Scientists have shown that bacterial ribosomes can incorporate cyclic beta amino acids into polypeptides. By expanding the set of monomers that nature’s translation machinery is understood to work with, the work could help scientists produce exotic proteins or peptide-based drugs. 

The number of alpha amino acids that a ribosome will combine has already grown from nature’s 20 amino acids, to over 150 synthetic amino acids. Now, researchers led by Michael Jewett at Northwestern University in the US have added cyclic beta amino acids to the club. Cyclic beta amino acids are more rigid than alpha amino acids so result in polypeptides with different helix geometries or turning capabilities to those found in nature. 

‘This is an excellent example of how chemistry can be used to probe the function and flexibility of biological systems,’ says structural biology researcher Sabine Schneider from Ludwig Maximilian University of Munich in Germany. ‘This might ultimately lead to the production of biomolecules with novel properties.’ 

An image showing the three cyclic β-2,3-amino acid derivatives that have been tested

Source: © Michael Jewett/Northwestern University

The team tested three cyclic β-2,3-amino acid derivatives (2-aminocyclobutanecarboxylic acid, 2-aminocyclopentanecarboxylic acid, and 2-aminocylcohexane carboxylic acid) and their stereoisomers

Jewett’s team added beta amino acids and charged tRNA to ribosomes in vitro then used a commercial protein synthesis platform to enable translation. However, these cyclic beta amino acids initially proved awkward for the ribosomes to work with as, compared to alpha amino acids, they have an extra carbon linkage. ‘The natural ribosome has evolved over hundreds of millions of years to molecularly transform and polymerise alpha amino acids,’ explains Jewett. ‘What we found is that the ribosome is capable of polymerising these cyclic beta amino acids, but it’s inefficient.’ So the team included an additional elongation factor that the translation apparatus normally uses, called elongation factor P, which successfully accelerated the process. 
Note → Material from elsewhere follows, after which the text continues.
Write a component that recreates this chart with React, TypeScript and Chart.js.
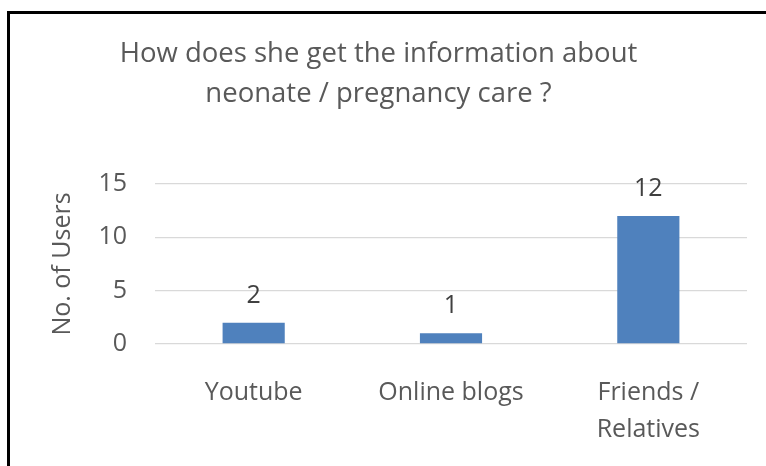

‘How the ribosome works, and identifying its limits for polymer synthesis have been long-standing fundamental questions,’ comments Ryan Mehl, who works on genetic code expansion at Oregon State University in the US. ‘This work adds to the growing evidence that understanding how elongation factor P tunes ribosome function could be the magic key to unlock new levels of polymer synthesis.’

The researchers are now exploring what other monomer classes the ribosome will work with. ‘Could we move beyond this set of beta carbons to get to a broader set of backbone-extended monomers?’ asks Jewett. ‘How far can the ribosome go before it really doesn’t work?’